Last Friday, the Wisconsin Department of Natural Resources (DNR) on Friday approved Rosendale Dairy’s request to modify its water-protection permit to allow it to expand to 8,000 cows and to increase to 12,000 acres the land manure is spread on. The modified permit contains the most restrictive conditions ever imposed on a farm in the 26-year history of DNR’s permit program for large farms.

“We’ve taken existing laws as far as they can go to assure that significant safeguards are in place to maximize protection for the environment,” says Gordon Stevenson, who leads the DNR’s runoff management section.

The permit imposes conditions over and above the requirements contained in permits issued to other large livestock operations, including:

  • Extra limits on how much manure and commercial fertilizer can be spread on fields under different conditions;
  • A greater distance between water wells and where manure can be spread; Rosendale must meet a 200 foot well “setback,” double the 100 foot setback laws require.
  • Groundwater monitoring. Most permitted farms are not required to conduct groundwater monitoring; the few that do monitor quarterly. Rosendale has been required to monitor monthly. Under the permit modification, Rosendale will be allowed to revert to quarterly monitoring if none of their water samples exceed groundwater quality standards for 24 straight months.
  • Greater scrutiny of their plan for managing how, when and where they apply manure and other nutrients.
  • Additional monitoring of pipelines carrying liquid manure.
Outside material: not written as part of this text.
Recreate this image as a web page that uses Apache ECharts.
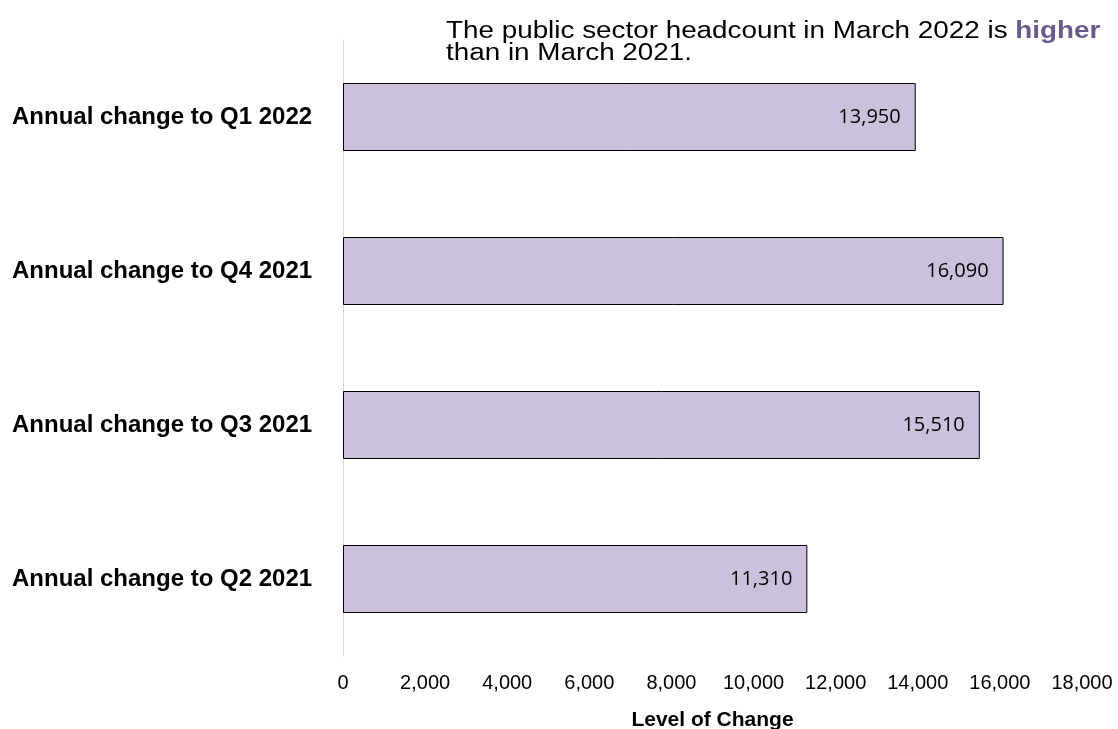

More details on these requirements and a list of other enhanced water protection requirements can be found online.

Rosendale’s original permit was approved in 2009 with the understanding that the dairy would pursue a second phase of development that would double the number of animals on the property, and that the permit would need to be modified to accommodate the increase in size.

Rosendale Dairy requested modifications to its permit to expand from its currently permitted size of 4,000 dairy cows and to increase the land it was spreading manure on from about 4,000 acres to 12,000 acres.

An Environmental Impact Statement examining potential impacts associated with doubling the operation size was completed during the first permit issuance process.

Under federal and state laws, farms with 1,000 animal units –the equivalent of 700 milking cows, 1,000 beef cattle, 2,500 feeder pigs, or 55,000 turkeys –are required to get the permits. Wisconsin may require them for smaller farms as well if the farms have had past manure problems or meet other risk factors.

Such large farms, often called “Concentrated Animal Feeding Operations” or “CAFOs” for short, meet a slate of requirements including that they submit plans and specifications for regulated activities, that they not spread liquid manure during frozen/snow-covered conditions, that they have a minimum of 6 months storage for liquid manure and that they follow a phosphorus based nutrient management plan and collect detailed landspreading and inspection records, among other requirements.

About 190 of Wisconsin’s 30,000 livestock and poultry operations are CAFOs. Most of the permitted farms have dairy cows, and CAFOs house about 10 percent of Wisconsin’s 1.25 million dairy cows.